When Friedrich criticized him for never producing anything, Jimmy called him a hack. "Better a hack writer than a nonwriting talker.”
In 1950, as a favor to Jimmy, on a visit to New York City Friedrich took Baldwin's mother out to dinner. In return, she invited him and his fiance to her house for dinner, where they met Jimmy's relatives and ate spare ribs and potato pie in her Harlem kitchen.
In time Friedrich & Baldwin grew apart. Attempts to contact Baldwin through his agent were ignored. Jimmy did once accept an invitation to dinner at Friedrich's house in Long Island but canceled last minute, infuriating Mrs Friedrich, who had been laboring in the kitchen all day.

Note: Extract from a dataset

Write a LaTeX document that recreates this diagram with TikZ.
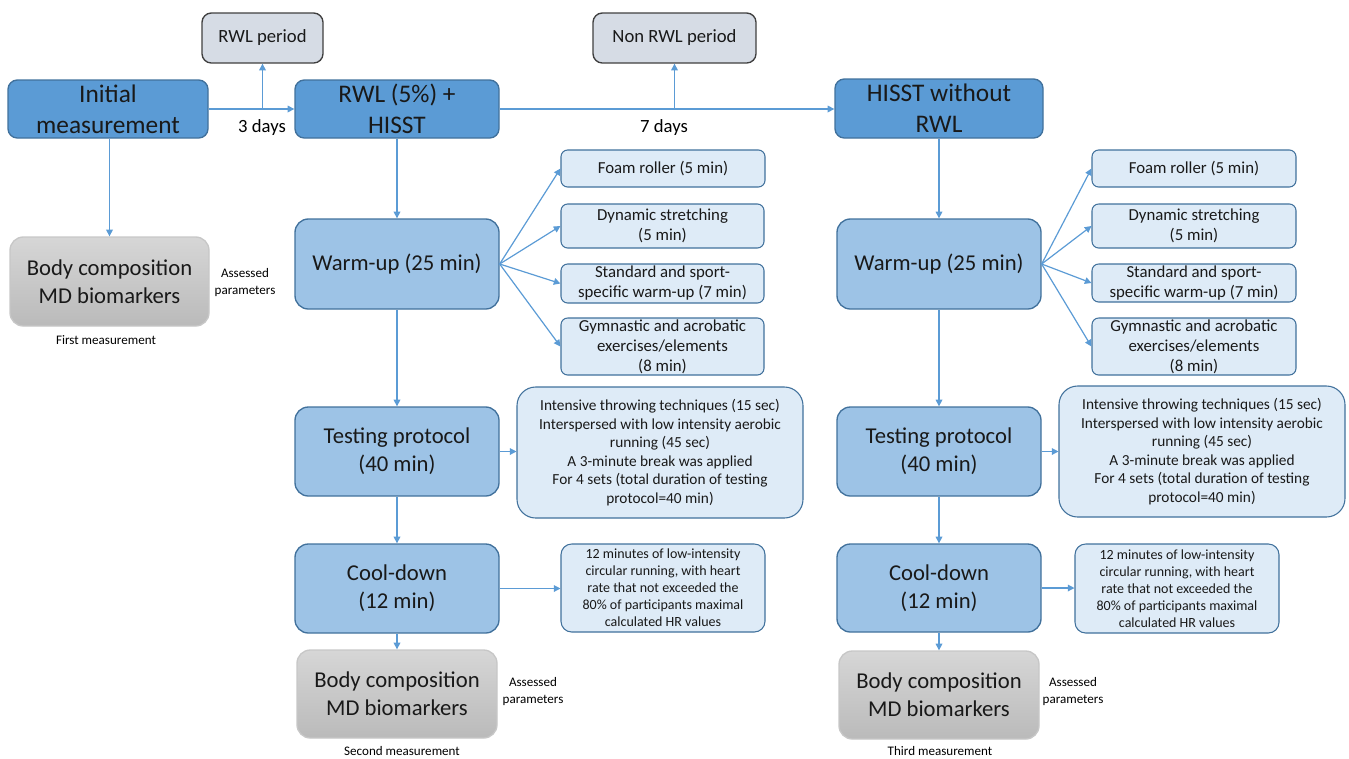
\documentclass[tikz,border=0pt]{standalone}
\usepackage{fontspec}
\setmainfont{Carlito}
\usetikzlibrary{arrows.meta}
\definecolor{darkblue}{HTML}{5B9BD5}
\definecolor{midblue}{HTML}{9DC3E6}
\definecolor{lightblue}{HTML}{DEEBF7}
\definecolor{edgeblue}{HTML}{41719C}
\definecolor{periodfill}{HTML}{D6DCE5}
\definecolor{arrowc}{HTML}{5B9BD5}
\newcommand\bx[7]{\node[#1, minimum width={(#4-#2)*0.75pt}, minimum height={(#5-#3)*0.75pt}] (#6) at ({(#2+#4)/2},{(#3+#5)/2}) {#7};}
\tikzset{
  basebox/.style={draw, rounded corners=7pt, align=center, inner sep=0pt, line width=1pt, text=black!90},
  topbox/.style={basebox, fill=darkblue, draw=edgeblue, font=\fontsize{19}{23}\selectfont},
  periodbox/.style={basebox, fill=periodfill, draw=black!75, font=\fontsize{14}{17}\selectfont},
  stepbox/.style={basebox, fill=midblue, draw=edgeblue, rounded corners=10pt, font=\fontsize{17}{21}\selectfont},
  subbox/.style={basebox, fill=lightblue, draw=edgeblue, line width=0.8pt, rounded corners=5pt, font=\fontsize{12.6}{15}\selectfont},
  detbox/.style={basebox, fill=lightblue, draw=edgeblue, line width=0.8pt, rounded corners=14pt, font=\fontsize{11.5}{13.9}\selectfont},
  coolbox/.style={basebox, fill=lightblue, draw=edgeblue, line width=0.8pt, rounded corners=8pt, font=\fontsize{10.5}{12.75}\selectfont},
  graybox/.style={basebox, top color=black!16, bottom color=black!27, draw=black!22, rounded corners=10pt, font=\fontsize{17}{21}\selectfont},
  smalltxt/.style={align=center, inner sep=0pt, font=\fontsize{9.8}{12.75}\selectfont},
  daytxt/.style={inner sep=0pt, font=\fontsize{14}{17}\selectfont},
  arr/.style={draw=arrowc, line width=0.9pt, -{Triangle[length=5pt,width=5pt]}},
}
\begin{document}
\begin{tikzpicture}[x=0.75pt,y=-0.75pt]
\useasboundingbox (0,0) rectangle (1349,758);
% top row
\bx{topbox}{8}{80}{208}{138}{init}{Initial\\measurement}
\bx{periodbox}{202}{13}{323}{63}{rwlp}{RWL period}
\bx{topbox}{295}{80}{499}{138}{rwl}{RWL (5\%) +\\HISST}
\bx{periodbox}{593}{13}{756}{63}{nrwlp}{Non RWL period}
\bx{topbox}{835}{79}{1043}{138}{hisst}{HISST without\\RWL}
\node[daytxt] (d3) at (262,128) {3 days};
\node[daytxt] (d7) at (664,128) {7 days};
\draw[arr] (init.east) -- (init.east -| rwl.west);
\coordinate (j1) at (rwlp.south |- init.east);
\draw[arr] (j1) -- (rwlp.south);
\draw[arr] (rwl.east) -- (rwl.east -| hisst.west);
\coordinate (j2) at (nrwlp.south |- rwl.east);
\draw[arr] (j2) -- (nrwlp.south);
% column 1
\bx{graybox}{10}{237}{209}{326}{bc1}{Body composition\\MD biomarkers}
\node[smalltxt] (ap1) at (245,283) {Assessed\\parameters};
\node[smalltxt] (fm) at (106,340) {First measurement};
\draw[arr] (init.south -| bc1.north) -- (bc1.north);
% column 2
\bx{stepbox}{295}{219}{499}{309}{wu2}{Warm-up (25 min)}
\bx{subbox}{561}{150}{765}{187}{fr2}{Foam roller (5 min)}
\bx{subbox}{561}{204}{764}{248}{ds2}{Dynamic stretching\\(5 min)}
\bx{subbox}{561}{264}{764}{303}{ss2}{Standard and sport-\\specific warm-up (7 min)}
\bx{subbox}{561}{318}{764}{375}{ga2}{Gymnastic and acrobatic\\exercises/elements\\(8 min)}
\bx{stepbox}{295}{407}{499}{496}{tp2}{Testing protocol\\(40 min)}
\bx{detbox}{517}{387}{803}{518}{td2}{Intensive throwing techniques (15 sec)\\Interspersed with low intensity aerobic\\running (45 sec)\\A 3-minute break was applied\\For 4 sets (total duration of testing\\protocol=40 min)}
\bx{stepbox}{295}{544}{499}{633}{cd2}{Cool-down\\(12 min)}
\bx{coolbox}{561}{544}{765}{632}{cdd2}{12 minutes of low-intensity\\circular running, with heart\\rate that not exceeded the\\80\% of participants maximal\\calculated HR values}
\bx{graybox}{297}{650}{497}{738}{bc2}{Body composition\\MD biomarkers}
\node[smalltxt] (ap2) at (533,692) {Assessed\\parameters};
\node[smalltxt] (sm) at (402,751) {Second measurement};
\draw[arr] (rwl.south) -- (wu2.north);
\foreach \t in {fr2,ds2,ss2,ga2} \draw[arr] (wu2.east) -- (\t.west);
\draw[arr] (wu2.south) -- (tp2.north);
\draw[arr] (tp2.east) -- (tp2.east -| td2.west);
\draw[arr] (tp2.south) -- (cd2.north);
\draw[arr] (cd2.east) -- (cd2.east -| cdd2.west);
\draw[arr] (cd2.south) -- (bc2.north);
% column 3
\bx{stepbox}{837}{219}{1041}{309}{wu3}{Warm-up (25 min)}
\bx{subbox}{1092}{150}{1296}{187}{fr3}{Foam roller (5 min)}
\bx{subbox}{1092}{204}{1296}{248}{ds3}{Dynamic stretching\\(5 min)}
\bx{subbox}{1092}{264}{1296}{302}{ss3}{Standard and sport-\\specific warm-up (7 min)}
\bx{subbox}{1092}{318}{1296}{375}{ga3}{Gymnastic and acrobatic\\exercises/elements\\(8 min)}
\bx{stepbox}{837}{407}{1041}{496}{tp3}{Testing protocol\\(40 min)}
\bx{detbox}{1059}{386}{1345}{517}{td3}{Intensive throwing techniques (15 sec)\\Interspersed with low intensity aerobic\\running (45 sec)\\A 3-minute break was applied\\For 4 sets (total duration of testing\\protocol=40 min)}
\bx{stepbox}{837}{544}{1041}{632}{cd3}{Cool-down\\(12 min)}
\bx{coolbox}{1075}{544}{1279}{633}{cdd3}{12 minutes of low-intensity\\circular running, with heart\\rate that not exceeded the\\80\% of participants maximal\\calculated HR values}
\bx{graybox}{839}{651}{1039}{739}{bc3}{Body composition\\MD biomarkers}
\node[smalltxt] (ap3) at (1073,692) {Assessed\\parameters};
\node[smalltxt] (tm) at (940,751) {Third measurement};
\draw[arr] (hisst.south -| wu3.north) -- (wu3.north);
\foreach \t in {fr3,ds3,ss3,ga3} \draw[arr] (wu3.east) -- (\t.west);
\draw[arr] (wu3.south) -- (tp3.north);
\draw[arr] (tp3.east) -- (tp3.east -| td3.west);
\draw[arr] (tp3.south) -- (cd3.north);
\draw[arr] (cd3.east) -- (cd3.east -| cdd3.west);
\draw[arr] (cd3.south) -- (bc3.north);
\end{tikzpicture}
\end{document}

They met one more time, many years later. In 1977, Friedrich was working at TIME magazine. Baldwin came in to do a kind of racial sensitivity lunch for the editors.
"Perhaps the best way to explain is to tell you that I have been in your kitchens. My mother was a cleaning woman, you see, and sometimes when I was child she would take me with her. So I have seen your kitchens, you know, but you have never seen mine."
"I could not help thinking, 'No, Jimmy, that isn't true. I'm the one who has been in your kitchen, eating spare ribs and potato pie, and you know nothing about mine.' But I knew my place and said nothing like that."